Guidebooks, tour guides and signs at the Forbidden City all tell the same story: It took 20,000 men 28 days to haul the stone from the quarry to the palace site. They did it in deep winter, digging wells every half a kilometer (1,650 feet) along the route, and pouring well water on the ground to make an ice path.
This story puzzled Stone when he visited the Forbidden City in the summer of 2012. His puzzlement came from a common belief in mechanical engineering that there were no known examples of men hauling heavy stones using sledges in ancient China because the spoked wheel appeared in China in 1500 BC.
With Stone were Jiang Li, a professor of mechanical engineering at the University of Science and Technology Beijing, and Haosheng Chen, a tribology professor at Tsinghua University. Tribology is the science of interacting surfaces in relative motion, and includes the study of friction and lubrication. "We were all together, Jiang and Haosheng the tribology experts, standing in front of this massive rock and wondering how on earth it got there," said Stone.
A few questions immediately arose in the researchers' minds. Why was a sliding sledge used to pull the carving when wheels had existed for 2,000 years? And was it better than other ancient techniques such as sliding on wood or using log rollers? "In tribology, rolling is usually considered a superior system over sliding," Li said. They also wondered about other details of the transportation.
Chen and Li started by translating books about the history of technology in China that were available in libraries. They were not able to find any historical record of the transportation details of the large stone carving. But one 500-year-old document, the "Liang Gong Ding Jian Ji," stated that in 1557 a 123-ton stone was transported over 28 days. The team used this stone as a reference for their calculations.
The text revealed that while both sledges and wheeled vehicles were used to transport heavy stones to the palace, sledges were safer and more reliable for stones heavier than the 95-ton capacity of the mule-driven vehicles of the time.

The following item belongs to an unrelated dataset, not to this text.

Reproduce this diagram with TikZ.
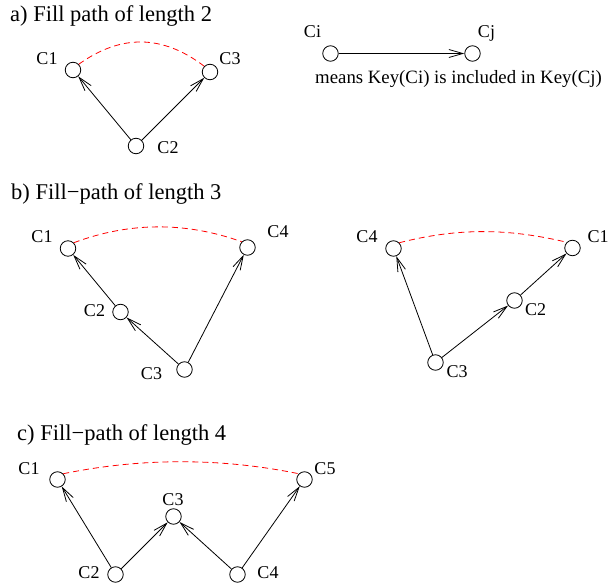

The team deduced that rolling the stone on logs would not have been practical given the long, likely uneven path. Freezing winter conditions in the region made it more practical to pull the sledge on hard, flat ice.
They calculated transportation speed by dividing the 70-kilometer distance by the hours it took to move the stone. "We know what time of year it was moved so we could look up how many hours of daylight there were in 28 days," Stone said. The speed came out to a low 8 centimeters (3.2 inches) per second. At that speed, the team calculated, friction would not be enough to melt the ice and provide water film for lubrication. "While we can't prove this detail, it's likely that they poured water on the ice path as a lubricant to actively lubricate the sliding surface," he said.
Finally, by estimating the force spent by a single person, the researchers could calculate how many men would have been needed to pull the carving. For the 123-ton stone, they found that only 46 people could have pulled the stone on a water-lubricated ice surface, while 338 people could have done it without lubrication. Scaling up these numbers results in an approximately 100-men-strong team for the Large Stone Carving.
This investigation shows the technical sophistication of the ancient Chinese, the team says. "Usually people think ancient techniques are very poor," Li said. "But people in that time understood the properties of ice quite well so they could make good use of it."
The work was supported by the National Natural Science Foundation and the Fundamental Research Funds for the Central Universities of China.